Code that draws figures:

>> Begin

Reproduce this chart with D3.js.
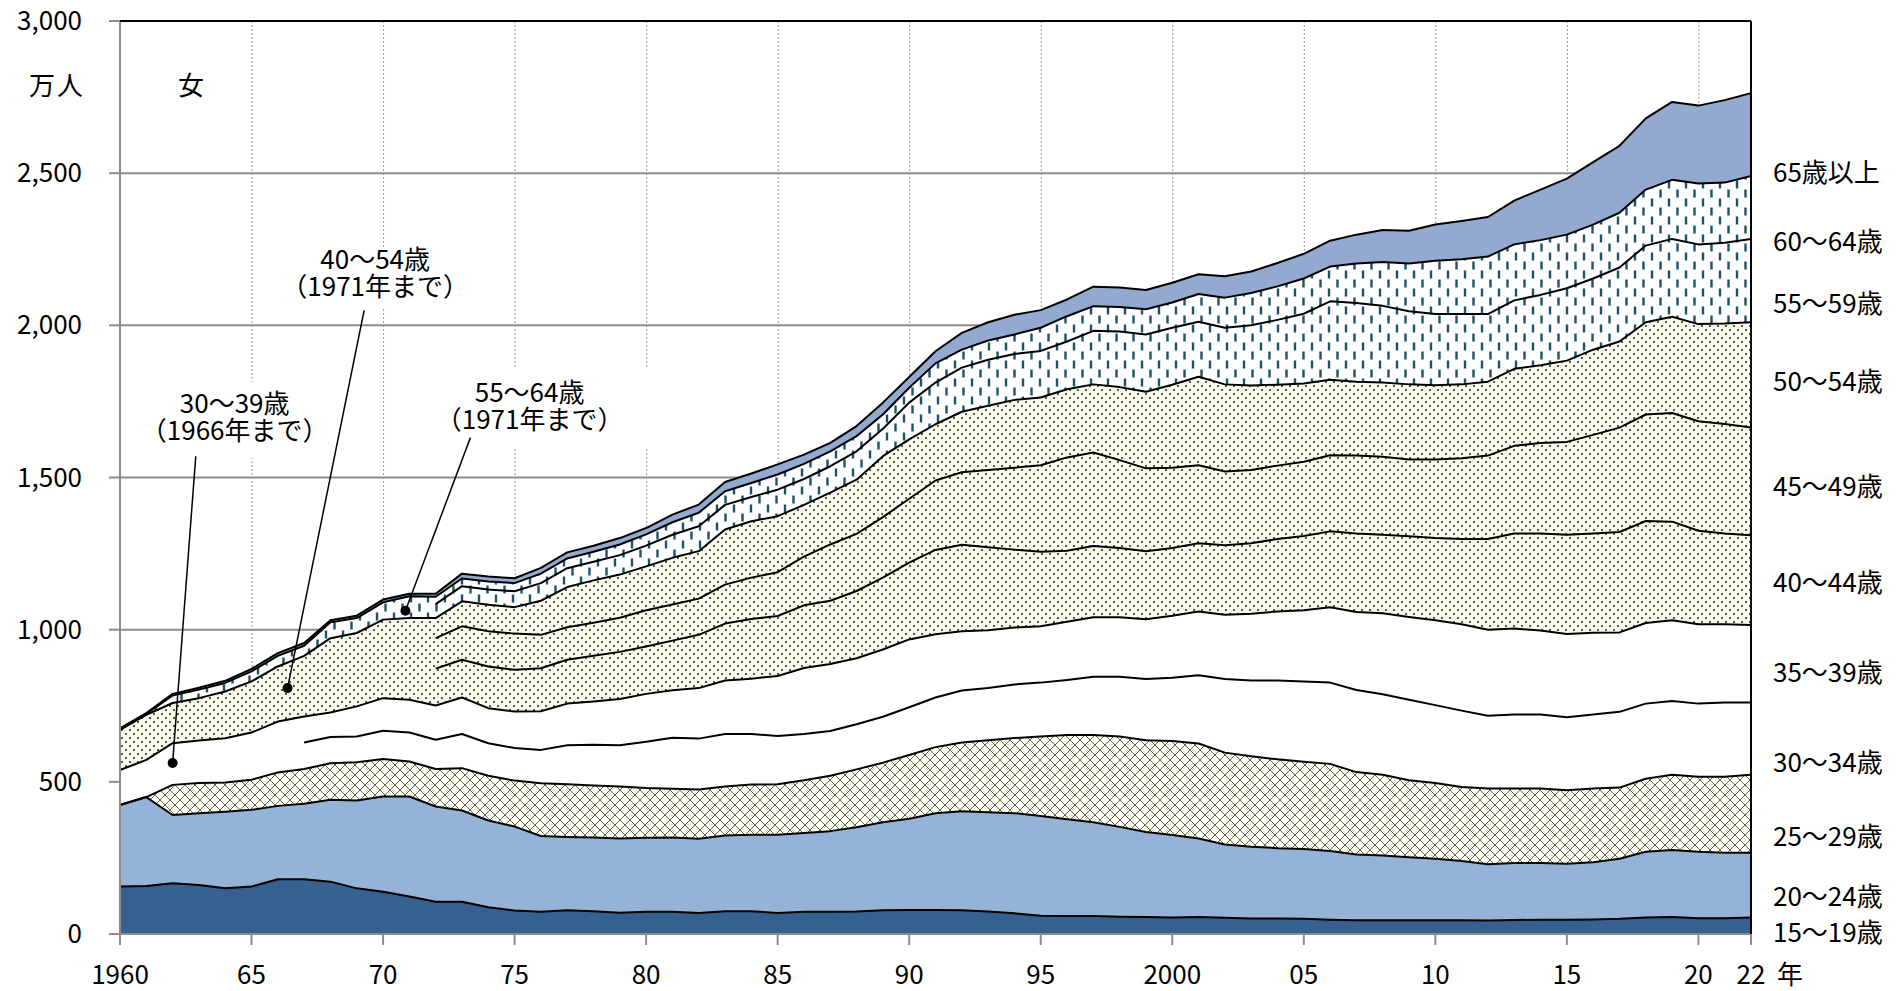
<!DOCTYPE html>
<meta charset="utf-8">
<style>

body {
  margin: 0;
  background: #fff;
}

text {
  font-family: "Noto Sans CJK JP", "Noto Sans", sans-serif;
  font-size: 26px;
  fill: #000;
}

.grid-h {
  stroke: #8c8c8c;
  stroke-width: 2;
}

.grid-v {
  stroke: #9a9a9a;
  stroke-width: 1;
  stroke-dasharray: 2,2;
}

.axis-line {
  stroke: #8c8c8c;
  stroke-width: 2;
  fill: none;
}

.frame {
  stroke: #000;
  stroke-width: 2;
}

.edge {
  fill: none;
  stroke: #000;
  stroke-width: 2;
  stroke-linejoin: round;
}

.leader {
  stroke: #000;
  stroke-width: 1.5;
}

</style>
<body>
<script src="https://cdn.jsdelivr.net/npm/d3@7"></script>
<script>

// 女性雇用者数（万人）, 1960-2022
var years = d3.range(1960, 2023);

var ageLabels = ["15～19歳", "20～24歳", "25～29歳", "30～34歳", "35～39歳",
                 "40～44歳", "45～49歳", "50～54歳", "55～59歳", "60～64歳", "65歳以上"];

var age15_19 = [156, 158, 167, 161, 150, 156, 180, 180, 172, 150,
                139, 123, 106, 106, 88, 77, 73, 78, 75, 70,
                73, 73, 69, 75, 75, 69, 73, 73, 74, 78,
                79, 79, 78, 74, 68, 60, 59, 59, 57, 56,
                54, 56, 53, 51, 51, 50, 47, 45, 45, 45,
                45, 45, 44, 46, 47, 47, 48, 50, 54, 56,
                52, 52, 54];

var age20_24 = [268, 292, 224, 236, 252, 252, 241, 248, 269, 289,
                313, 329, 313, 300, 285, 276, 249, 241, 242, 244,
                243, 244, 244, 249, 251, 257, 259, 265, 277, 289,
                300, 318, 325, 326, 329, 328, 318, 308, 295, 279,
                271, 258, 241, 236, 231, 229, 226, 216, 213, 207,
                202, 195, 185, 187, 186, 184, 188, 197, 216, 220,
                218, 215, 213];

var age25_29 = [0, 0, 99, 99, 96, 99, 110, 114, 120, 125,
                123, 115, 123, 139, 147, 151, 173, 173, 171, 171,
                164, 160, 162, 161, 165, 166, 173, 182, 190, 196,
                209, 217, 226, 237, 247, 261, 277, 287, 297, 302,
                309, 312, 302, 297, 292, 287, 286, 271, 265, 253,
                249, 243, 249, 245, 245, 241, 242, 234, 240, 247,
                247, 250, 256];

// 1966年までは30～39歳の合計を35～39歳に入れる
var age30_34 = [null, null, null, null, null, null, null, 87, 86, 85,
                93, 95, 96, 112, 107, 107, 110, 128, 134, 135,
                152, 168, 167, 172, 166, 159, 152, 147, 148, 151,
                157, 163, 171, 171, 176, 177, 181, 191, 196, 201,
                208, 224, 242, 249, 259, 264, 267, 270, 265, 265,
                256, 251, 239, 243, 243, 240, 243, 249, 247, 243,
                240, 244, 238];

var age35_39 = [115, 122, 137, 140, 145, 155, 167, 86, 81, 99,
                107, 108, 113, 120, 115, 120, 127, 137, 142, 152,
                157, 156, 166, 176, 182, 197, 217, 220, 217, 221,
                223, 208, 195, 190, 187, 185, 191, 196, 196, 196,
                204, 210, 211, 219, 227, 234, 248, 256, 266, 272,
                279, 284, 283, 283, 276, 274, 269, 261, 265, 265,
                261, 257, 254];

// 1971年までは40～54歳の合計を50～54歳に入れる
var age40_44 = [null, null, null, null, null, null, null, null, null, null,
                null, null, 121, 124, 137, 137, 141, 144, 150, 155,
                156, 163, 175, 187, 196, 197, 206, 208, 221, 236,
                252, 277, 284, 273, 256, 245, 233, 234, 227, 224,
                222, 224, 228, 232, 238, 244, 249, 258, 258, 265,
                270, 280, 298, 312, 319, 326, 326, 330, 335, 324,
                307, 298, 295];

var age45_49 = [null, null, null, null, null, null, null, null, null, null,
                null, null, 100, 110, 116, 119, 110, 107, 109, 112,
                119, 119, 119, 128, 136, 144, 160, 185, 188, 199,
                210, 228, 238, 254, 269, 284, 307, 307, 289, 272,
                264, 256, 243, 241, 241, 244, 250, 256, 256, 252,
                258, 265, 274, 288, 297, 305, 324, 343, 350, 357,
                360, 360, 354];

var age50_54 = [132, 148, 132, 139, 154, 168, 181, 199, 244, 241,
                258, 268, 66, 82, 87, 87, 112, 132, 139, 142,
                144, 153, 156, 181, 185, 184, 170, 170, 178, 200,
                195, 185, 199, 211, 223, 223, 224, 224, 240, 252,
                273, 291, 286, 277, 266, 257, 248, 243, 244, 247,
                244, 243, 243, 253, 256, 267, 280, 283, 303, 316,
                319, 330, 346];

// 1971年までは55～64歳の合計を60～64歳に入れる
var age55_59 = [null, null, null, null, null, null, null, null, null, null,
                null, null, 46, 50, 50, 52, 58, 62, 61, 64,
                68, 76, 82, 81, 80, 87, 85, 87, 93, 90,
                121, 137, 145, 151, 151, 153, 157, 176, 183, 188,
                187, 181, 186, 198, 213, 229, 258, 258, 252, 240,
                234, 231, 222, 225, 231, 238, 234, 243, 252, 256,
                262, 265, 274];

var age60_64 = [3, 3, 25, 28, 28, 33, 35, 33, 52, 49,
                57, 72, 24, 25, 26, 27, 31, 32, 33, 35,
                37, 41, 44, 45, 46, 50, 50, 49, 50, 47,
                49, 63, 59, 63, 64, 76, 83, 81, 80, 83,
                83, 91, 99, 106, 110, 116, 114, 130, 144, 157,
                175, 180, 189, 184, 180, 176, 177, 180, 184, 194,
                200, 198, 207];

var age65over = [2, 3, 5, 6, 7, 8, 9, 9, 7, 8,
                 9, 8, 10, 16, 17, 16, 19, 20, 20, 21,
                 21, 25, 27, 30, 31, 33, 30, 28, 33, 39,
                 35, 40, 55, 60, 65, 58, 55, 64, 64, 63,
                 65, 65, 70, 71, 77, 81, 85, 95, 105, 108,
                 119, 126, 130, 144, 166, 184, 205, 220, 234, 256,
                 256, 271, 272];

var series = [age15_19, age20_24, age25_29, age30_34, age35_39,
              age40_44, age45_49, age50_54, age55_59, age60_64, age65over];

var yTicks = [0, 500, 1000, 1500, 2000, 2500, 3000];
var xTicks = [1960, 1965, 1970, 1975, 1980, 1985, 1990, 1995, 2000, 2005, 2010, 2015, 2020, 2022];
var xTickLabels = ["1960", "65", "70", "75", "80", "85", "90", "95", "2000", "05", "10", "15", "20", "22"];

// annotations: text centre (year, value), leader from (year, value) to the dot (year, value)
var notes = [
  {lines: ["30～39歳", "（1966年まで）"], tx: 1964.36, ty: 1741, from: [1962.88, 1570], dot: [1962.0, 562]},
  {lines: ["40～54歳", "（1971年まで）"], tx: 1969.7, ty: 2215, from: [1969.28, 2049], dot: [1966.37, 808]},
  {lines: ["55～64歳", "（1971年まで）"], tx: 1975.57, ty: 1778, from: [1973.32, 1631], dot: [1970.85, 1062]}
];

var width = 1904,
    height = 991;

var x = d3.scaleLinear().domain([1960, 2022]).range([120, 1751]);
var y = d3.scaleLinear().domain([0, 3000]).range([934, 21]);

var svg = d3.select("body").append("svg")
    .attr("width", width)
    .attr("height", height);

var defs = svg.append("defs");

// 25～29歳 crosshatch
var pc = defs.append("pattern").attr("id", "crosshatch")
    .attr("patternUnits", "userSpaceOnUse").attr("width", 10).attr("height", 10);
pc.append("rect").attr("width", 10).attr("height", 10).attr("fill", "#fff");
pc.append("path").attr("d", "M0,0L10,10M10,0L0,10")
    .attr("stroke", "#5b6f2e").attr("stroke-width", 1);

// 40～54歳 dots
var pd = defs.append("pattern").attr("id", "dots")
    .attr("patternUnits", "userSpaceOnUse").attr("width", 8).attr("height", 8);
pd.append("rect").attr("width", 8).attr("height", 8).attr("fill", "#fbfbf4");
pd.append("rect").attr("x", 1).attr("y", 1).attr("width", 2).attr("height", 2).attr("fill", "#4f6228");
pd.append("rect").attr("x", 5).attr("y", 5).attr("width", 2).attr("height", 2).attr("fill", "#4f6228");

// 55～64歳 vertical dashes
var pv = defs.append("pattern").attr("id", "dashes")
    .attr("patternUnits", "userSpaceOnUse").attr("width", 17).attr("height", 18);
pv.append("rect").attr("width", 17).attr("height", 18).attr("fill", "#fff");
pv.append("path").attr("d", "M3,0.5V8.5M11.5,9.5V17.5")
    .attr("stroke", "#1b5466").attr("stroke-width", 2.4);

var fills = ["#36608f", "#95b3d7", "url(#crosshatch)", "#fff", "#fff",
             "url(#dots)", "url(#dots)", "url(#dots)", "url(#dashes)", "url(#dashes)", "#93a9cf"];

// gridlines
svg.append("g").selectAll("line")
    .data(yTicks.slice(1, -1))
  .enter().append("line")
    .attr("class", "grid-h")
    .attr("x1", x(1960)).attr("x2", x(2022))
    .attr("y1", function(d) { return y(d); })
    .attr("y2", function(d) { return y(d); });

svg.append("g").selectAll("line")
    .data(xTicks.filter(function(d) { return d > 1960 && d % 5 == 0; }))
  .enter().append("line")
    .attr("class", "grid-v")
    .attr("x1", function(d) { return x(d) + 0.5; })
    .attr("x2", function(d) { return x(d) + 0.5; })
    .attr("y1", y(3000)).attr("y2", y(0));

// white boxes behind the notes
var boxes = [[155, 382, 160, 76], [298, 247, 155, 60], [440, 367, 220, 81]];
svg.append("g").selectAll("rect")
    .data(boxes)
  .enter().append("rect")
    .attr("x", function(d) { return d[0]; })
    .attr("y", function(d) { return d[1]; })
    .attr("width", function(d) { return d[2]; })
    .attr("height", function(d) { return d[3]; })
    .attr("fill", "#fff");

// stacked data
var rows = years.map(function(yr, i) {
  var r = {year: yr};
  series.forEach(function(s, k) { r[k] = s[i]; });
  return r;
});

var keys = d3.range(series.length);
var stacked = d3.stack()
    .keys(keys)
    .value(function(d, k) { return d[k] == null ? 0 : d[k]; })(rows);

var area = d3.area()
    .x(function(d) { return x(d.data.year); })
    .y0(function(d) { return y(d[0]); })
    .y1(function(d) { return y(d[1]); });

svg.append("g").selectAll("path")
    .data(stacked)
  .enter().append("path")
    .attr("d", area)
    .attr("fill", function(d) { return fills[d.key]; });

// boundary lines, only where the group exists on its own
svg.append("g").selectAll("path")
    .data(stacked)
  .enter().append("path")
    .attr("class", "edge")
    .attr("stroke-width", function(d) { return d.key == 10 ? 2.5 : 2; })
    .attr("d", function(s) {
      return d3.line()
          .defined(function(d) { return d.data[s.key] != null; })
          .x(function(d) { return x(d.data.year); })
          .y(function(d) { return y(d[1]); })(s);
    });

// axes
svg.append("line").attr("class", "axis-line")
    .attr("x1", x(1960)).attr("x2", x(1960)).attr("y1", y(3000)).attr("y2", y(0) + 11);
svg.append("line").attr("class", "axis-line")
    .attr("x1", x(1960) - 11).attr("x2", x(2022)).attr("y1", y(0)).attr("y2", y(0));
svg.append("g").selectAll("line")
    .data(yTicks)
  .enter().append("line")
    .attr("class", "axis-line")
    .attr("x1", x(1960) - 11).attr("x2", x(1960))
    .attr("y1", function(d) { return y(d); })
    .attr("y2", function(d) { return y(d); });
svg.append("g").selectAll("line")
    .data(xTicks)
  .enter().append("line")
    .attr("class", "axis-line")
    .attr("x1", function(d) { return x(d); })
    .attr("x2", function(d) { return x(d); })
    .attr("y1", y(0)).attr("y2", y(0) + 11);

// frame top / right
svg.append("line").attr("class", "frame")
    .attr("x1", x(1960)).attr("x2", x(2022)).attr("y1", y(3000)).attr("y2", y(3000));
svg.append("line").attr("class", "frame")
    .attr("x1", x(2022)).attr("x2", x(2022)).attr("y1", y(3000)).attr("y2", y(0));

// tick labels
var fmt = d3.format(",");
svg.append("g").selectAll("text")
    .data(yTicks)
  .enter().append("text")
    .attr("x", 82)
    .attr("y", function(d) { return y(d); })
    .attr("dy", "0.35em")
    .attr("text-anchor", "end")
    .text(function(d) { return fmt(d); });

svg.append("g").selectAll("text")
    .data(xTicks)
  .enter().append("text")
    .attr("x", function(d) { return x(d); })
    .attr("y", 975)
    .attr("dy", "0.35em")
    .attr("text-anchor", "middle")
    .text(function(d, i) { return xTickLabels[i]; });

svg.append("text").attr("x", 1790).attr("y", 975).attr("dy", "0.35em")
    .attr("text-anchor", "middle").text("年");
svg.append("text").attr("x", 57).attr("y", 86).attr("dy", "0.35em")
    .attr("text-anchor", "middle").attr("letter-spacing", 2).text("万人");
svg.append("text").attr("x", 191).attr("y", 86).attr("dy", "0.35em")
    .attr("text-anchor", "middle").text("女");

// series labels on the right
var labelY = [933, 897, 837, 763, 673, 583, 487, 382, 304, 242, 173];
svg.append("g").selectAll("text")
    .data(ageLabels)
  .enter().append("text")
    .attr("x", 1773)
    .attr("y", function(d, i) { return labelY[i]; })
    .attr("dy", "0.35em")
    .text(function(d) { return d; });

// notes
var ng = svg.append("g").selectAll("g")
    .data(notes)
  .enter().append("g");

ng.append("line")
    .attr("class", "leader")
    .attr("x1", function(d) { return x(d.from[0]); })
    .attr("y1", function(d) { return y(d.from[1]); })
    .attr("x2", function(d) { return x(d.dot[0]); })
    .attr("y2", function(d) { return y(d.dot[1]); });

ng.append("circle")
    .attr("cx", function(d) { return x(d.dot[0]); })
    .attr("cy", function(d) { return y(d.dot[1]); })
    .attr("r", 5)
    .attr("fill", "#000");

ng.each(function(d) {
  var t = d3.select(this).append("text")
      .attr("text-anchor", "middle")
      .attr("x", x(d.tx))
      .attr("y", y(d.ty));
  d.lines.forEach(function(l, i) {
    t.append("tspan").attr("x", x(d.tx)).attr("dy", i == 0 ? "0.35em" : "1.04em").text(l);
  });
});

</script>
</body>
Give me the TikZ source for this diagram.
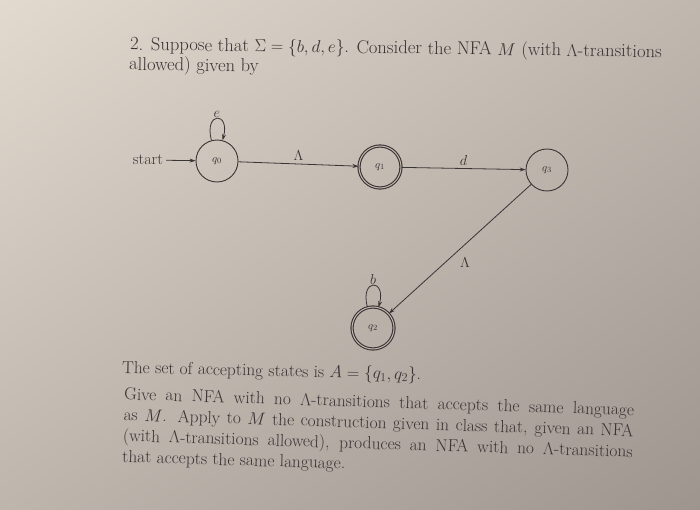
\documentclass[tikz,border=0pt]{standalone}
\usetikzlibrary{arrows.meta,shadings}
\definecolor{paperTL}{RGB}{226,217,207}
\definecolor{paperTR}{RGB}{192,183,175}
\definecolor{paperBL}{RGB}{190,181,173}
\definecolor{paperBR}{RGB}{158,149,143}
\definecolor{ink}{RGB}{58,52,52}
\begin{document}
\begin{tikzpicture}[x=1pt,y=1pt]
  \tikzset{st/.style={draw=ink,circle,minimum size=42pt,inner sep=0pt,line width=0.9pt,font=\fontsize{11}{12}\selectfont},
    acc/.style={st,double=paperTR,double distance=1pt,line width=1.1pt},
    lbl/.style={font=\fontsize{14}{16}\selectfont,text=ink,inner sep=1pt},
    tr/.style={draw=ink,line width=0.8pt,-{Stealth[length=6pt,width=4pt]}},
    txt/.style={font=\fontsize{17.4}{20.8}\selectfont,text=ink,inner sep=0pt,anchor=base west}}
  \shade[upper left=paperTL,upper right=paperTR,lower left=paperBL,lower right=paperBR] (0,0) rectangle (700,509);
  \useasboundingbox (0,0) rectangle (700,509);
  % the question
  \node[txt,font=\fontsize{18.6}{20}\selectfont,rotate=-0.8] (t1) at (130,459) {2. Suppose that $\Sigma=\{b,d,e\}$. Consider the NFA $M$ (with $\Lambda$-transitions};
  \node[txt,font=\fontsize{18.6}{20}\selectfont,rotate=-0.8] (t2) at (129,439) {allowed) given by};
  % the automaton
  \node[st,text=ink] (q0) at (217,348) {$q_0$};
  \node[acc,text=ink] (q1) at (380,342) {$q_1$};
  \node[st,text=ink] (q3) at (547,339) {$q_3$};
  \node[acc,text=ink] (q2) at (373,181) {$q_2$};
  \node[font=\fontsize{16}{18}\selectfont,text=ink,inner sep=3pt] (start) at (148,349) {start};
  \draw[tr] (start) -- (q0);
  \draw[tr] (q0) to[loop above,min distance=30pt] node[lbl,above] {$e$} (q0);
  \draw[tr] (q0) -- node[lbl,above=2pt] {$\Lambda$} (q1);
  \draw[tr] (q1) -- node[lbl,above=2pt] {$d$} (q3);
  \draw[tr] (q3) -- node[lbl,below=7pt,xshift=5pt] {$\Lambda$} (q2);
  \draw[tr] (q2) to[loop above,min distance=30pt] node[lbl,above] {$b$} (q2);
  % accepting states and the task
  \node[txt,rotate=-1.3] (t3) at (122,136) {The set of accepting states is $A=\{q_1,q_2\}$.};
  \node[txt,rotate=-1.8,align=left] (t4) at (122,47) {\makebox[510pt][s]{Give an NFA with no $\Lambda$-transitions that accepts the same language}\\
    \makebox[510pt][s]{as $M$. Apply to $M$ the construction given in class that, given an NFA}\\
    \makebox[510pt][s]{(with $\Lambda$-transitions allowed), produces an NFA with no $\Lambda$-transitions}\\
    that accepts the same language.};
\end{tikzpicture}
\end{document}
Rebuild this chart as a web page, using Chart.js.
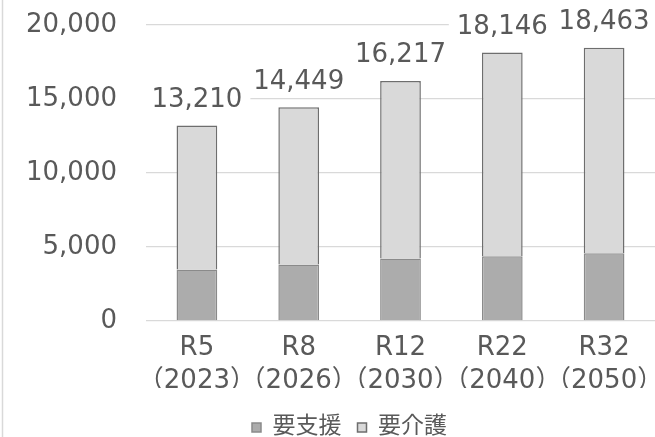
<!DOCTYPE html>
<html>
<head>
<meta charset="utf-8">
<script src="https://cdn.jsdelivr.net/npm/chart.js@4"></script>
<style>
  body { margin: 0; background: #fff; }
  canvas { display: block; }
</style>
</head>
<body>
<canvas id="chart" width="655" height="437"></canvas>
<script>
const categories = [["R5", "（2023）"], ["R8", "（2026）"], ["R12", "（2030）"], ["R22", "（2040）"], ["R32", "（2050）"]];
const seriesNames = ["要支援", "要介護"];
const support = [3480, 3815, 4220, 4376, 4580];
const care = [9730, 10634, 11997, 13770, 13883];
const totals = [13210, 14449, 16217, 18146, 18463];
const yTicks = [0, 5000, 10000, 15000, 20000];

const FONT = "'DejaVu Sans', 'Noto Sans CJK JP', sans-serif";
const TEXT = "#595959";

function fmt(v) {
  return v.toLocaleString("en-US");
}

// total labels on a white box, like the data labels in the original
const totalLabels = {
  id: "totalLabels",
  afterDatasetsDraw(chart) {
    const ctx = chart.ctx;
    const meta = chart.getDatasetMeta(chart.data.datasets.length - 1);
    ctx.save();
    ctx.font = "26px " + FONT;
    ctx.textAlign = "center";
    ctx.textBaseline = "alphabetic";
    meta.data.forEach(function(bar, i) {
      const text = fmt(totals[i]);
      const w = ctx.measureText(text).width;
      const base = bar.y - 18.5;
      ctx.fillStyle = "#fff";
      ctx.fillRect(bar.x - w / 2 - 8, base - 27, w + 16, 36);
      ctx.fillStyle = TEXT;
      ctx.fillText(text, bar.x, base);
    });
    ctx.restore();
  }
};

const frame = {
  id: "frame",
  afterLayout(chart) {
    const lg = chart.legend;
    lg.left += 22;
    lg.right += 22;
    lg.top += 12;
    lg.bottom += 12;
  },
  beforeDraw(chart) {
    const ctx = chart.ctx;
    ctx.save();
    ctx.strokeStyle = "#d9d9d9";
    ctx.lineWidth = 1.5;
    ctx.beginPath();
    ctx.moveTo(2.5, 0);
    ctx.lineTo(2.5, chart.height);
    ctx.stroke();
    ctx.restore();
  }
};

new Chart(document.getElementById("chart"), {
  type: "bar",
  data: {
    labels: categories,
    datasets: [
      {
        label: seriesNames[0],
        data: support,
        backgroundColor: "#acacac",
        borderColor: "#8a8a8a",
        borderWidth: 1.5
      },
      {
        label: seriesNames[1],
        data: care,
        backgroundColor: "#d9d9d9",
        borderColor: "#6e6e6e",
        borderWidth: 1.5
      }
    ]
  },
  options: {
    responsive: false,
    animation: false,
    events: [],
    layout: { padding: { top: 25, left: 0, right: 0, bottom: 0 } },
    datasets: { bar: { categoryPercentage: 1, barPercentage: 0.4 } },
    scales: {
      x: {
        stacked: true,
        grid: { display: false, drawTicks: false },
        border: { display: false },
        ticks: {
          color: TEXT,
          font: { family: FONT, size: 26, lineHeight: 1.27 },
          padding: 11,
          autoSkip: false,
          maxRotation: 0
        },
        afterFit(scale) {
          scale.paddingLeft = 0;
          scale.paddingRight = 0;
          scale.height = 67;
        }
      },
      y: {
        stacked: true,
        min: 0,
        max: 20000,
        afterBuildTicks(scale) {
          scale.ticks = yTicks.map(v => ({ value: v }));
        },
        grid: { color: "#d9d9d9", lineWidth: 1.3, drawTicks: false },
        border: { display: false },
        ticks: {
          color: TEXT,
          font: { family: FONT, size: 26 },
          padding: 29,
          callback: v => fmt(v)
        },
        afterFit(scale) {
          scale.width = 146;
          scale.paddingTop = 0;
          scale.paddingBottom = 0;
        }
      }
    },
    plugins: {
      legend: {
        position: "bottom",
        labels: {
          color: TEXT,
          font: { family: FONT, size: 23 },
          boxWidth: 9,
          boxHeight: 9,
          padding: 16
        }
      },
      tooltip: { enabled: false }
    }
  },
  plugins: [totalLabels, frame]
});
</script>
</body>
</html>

>> End

Request> Go through the records above, find every line with the word "this", and list those lines.

The answer>
Reproduce this chart with D3.js.
  var t = d3.select(this).append("text")
Give me the TikZ source for this diagram.
Rebuild this chart as a web page, using Chart.js.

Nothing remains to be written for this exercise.